Time For A Local Alternative?

The question then arises: if Brussels is unlikely to offer the western Balkans a serious "European perspective" within a clear time frame and if some people in those countries are becoming less enamored of a EU that does not seem to want them, might it not be time for the people in the western Balkans to reexamine old beliefs about the necessary postcommunist rite of passage and look for alternatives? Has not the obsession with EU membership become something of a white elephant, like the EU-sponsored bridge over the Prut River from Romania to Moldova that stood unused for several years for want of a road on the Moldovan side?

How else might the countries of the region modernize their economies and expand their markets than with top-down efforts at nation-building and seemingly endless rules imposed from abroad? Might it not be to their advantage to concentrate first on developing straightforward free-trade and travel arrangements that would not involve compromising what for most of them is newly won sovereignty in favor of a distant and unelected bureaucracy?
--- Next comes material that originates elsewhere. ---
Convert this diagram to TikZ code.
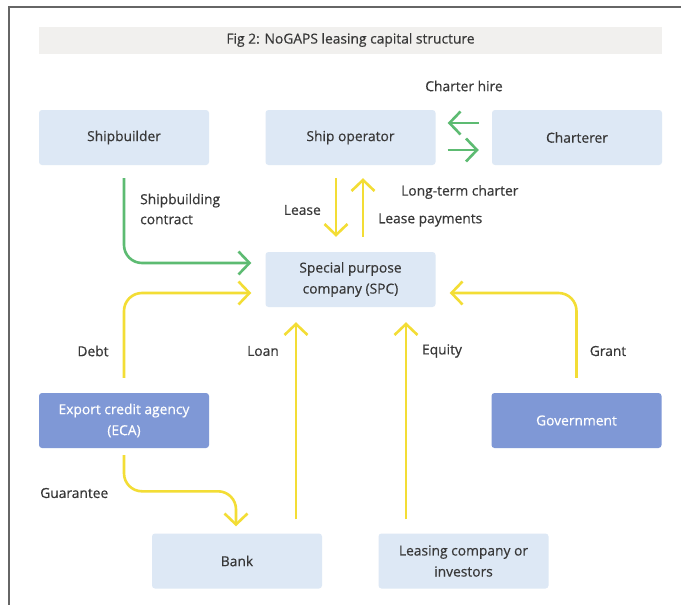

Some Euroskeptics have long argued that the EU is cumbersome, inflexible, nontransparent, and dominated by Paris and Berlin. Might some other parts of Europe now find themselves faced with an opportunity to develop alternative ideas to the EU model that are simpler, more democratic, and hence more likely to produce clear results and win popular support? After all, there is no better incentive for learning to think outside the box than being denied permission to enter the box.